TASK DETAILS —
Could the lines from the start of the data through the line with "from bokeh.resources import INLINE" be set down exactly, with no pictures among them?

BEGIN

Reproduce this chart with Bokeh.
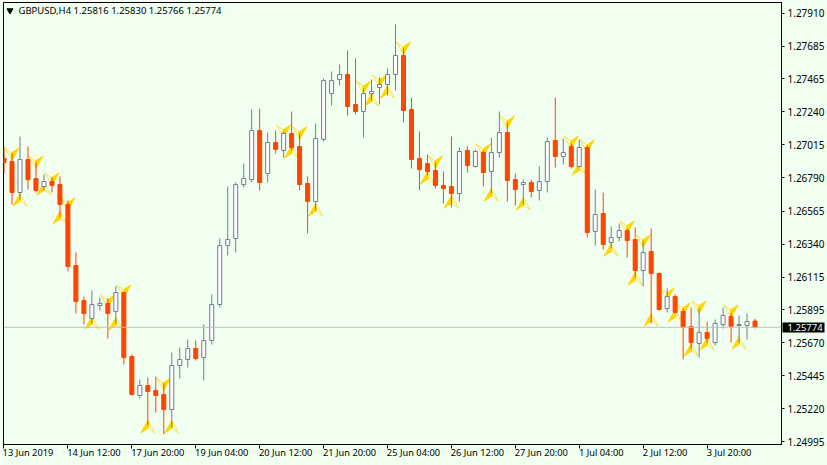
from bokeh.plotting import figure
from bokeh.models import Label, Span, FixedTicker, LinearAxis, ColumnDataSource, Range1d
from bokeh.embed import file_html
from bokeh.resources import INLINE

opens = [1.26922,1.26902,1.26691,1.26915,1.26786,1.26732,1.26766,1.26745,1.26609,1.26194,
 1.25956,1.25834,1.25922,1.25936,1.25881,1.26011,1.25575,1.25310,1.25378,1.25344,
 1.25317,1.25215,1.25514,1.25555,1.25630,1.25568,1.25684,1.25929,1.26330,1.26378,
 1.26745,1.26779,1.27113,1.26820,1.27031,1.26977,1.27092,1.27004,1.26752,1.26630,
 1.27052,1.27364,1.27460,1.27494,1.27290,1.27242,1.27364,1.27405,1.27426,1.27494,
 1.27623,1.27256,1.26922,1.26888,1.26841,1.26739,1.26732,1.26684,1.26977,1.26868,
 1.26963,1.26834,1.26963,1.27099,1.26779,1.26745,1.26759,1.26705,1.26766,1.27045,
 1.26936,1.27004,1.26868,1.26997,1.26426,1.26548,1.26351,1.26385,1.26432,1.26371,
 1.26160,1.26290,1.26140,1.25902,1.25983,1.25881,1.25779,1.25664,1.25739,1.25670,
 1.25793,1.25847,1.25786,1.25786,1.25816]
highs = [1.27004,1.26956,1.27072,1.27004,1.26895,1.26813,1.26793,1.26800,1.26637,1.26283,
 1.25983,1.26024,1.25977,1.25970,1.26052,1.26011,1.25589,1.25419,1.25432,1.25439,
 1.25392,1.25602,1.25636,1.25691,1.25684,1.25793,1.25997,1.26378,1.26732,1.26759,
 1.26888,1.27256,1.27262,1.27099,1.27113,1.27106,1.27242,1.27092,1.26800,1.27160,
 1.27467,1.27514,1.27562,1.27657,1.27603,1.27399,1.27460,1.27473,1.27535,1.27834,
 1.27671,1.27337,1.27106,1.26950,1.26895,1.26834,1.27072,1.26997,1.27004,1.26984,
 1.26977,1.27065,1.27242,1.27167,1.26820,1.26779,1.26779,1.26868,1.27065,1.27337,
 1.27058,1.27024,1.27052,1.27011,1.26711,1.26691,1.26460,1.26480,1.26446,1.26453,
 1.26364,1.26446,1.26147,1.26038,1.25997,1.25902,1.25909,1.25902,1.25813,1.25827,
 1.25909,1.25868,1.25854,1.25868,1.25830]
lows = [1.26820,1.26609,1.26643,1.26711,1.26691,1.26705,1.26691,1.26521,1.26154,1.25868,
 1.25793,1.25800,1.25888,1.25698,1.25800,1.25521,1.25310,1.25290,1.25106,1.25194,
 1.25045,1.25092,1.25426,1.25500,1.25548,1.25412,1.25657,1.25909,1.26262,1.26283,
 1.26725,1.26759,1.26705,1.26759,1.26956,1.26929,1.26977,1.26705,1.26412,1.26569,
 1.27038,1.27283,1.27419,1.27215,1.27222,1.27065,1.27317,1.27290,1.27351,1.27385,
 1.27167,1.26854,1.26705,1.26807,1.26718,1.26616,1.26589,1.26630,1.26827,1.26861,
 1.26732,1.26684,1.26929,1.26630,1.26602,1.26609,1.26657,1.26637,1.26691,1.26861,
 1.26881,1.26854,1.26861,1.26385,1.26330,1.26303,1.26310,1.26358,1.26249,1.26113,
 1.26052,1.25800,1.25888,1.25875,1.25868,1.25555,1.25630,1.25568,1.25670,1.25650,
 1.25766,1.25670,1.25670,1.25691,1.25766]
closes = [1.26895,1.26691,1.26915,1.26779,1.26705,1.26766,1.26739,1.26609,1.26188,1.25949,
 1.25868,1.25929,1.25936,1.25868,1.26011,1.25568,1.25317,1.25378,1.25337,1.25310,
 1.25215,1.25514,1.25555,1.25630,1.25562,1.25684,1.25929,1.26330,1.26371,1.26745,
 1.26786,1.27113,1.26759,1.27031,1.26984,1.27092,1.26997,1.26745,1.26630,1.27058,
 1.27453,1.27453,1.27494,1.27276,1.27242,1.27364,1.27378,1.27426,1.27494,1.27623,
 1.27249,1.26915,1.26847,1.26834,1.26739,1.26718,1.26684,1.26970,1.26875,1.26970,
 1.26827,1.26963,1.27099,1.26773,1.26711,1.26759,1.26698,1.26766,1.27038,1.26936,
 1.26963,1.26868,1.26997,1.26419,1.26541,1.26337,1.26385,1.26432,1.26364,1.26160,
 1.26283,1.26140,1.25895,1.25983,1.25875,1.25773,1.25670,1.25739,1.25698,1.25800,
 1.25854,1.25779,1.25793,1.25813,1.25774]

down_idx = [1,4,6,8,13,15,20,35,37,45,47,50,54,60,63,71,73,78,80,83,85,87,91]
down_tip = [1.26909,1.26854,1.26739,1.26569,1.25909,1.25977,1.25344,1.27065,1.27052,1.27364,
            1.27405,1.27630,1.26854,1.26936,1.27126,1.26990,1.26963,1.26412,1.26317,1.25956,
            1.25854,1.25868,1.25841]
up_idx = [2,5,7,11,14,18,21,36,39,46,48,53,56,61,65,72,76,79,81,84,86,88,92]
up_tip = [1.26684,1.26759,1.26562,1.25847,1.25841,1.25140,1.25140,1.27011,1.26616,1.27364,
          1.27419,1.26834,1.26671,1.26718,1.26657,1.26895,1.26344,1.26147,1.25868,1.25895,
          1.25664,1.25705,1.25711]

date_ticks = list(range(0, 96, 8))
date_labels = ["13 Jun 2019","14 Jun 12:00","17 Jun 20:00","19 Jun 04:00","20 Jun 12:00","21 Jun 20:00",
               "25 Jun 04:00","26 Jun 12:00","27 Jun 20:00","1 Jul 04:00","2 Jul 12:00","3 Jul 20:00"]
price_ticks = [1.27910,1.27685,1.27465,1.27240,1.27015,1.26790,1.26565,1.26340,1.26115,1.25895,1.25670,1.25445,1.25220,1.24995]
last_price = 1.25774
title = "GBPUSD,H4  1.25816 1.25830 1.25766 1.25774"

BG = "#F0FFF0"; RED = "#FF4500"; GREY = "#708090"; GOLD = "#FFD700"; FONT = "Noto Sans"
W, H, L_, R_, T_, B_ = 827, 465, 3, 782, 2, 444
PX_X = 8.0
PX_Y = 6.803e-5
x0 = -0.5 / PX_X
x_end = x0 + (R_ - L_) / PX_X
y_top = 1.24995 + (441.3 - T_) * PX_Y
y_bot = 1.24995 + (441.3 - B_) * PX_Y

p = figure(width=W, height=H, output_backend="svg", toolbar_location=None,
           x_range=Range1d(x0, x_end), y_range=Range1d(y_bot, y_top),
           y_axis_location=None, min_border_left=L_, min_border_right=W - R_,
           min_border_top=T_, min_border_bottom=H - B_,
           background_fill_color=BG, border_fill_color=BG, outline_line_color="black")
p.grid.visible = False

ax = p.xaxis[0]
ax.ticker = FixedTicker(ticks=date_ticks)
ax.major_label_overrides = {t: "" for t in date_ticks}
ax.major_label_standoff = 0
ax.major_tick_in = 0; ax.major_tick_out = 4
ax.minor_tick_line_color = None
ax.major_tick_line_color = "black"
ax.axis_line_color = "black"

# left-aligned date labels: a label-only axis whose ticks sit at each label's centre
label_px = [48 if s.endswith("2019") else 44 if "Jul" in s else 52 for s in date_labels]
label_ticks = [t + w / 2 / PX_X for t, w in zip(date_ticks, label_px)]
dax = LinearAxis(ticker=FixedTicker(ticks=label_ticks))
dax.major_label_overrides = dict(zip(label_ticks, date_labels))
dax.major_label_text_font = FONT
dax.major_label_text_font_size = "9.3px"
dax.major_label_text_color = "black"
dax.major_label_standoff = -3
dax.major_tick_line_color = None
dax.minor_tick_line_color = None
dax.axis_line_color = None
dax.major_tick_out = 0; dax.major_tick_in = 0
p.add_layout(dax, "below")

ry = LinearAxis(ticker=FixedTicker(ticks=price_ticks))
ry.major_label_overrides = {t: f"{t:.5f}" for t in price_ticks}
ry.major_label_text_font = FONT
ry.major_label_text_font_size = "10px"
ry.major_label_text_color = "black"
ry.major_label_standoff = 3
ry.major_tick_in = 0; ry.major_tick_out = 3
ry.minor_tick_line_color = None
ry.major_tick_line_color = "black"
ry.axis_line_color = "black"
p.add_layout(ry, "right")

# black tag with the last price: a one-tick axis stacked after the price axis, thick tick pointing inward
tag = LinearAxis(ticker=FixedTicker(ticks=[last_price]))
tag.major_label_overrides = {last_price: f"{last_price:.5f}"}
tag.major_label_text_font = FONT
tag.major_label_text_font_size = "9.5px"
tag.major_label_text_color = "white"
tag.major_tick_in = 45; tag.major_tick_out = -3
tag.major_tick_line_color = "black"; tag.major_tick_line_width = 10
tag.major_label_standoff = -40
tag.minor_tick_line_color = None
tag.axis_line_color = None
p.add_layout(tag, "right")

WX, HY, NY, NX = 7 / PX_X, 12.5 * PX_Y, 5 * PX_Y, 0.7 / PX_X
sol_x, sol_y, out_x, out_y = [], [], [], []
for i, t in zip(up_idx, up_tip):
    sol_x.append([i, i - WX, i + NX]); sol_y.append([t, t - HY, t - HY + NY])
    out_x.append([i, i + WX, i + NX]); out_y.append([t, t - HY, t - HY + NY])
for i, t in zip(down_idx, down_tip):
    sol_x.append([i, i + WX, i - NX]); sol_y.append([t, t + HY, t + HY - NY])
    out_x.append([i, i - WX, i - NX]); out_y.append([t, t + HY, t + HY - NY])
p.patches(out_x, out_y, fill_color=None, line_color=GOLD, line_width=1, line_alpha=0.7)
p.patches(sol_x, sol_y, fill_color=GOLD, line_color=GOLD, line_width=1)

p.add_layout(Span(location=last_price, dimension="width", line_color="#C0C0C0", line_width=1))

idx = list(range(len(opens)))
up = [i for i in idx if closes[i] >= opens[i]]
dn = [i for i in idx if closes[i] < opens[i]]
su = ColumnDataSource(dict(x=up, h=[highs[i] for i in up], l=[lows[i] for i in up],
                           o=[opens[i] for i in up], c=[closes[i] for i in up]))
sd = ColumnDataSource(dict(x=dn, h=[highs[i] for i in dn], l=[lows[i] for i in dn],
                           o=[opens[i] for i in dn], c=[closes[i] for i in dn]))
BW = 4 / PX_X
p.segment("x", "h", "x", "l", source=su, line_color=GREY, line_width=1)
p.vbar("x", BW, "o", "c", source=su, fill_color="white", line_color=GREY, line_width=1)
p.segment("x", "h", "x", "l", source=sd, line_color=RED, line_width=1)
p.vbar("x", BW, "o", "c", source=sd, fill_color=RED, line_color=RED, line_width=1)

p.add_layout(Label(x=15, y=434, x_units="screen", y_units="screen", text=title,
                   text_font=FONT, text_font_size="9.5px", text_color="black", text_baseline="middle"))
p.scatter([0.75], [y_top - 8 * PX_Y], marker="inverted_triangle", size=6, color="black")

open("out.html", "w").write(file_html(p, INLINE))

END

EXERCISE OUTPUT —
Reproduce this chart with Bokeh.
from bokeh.plotting import figure
from bokeh.models import Label, Span, FixedTicker, LinearAxis, ColumnDataSource, Range1d
from bokeh.embed import file_html
from bokeh.resources import INLINE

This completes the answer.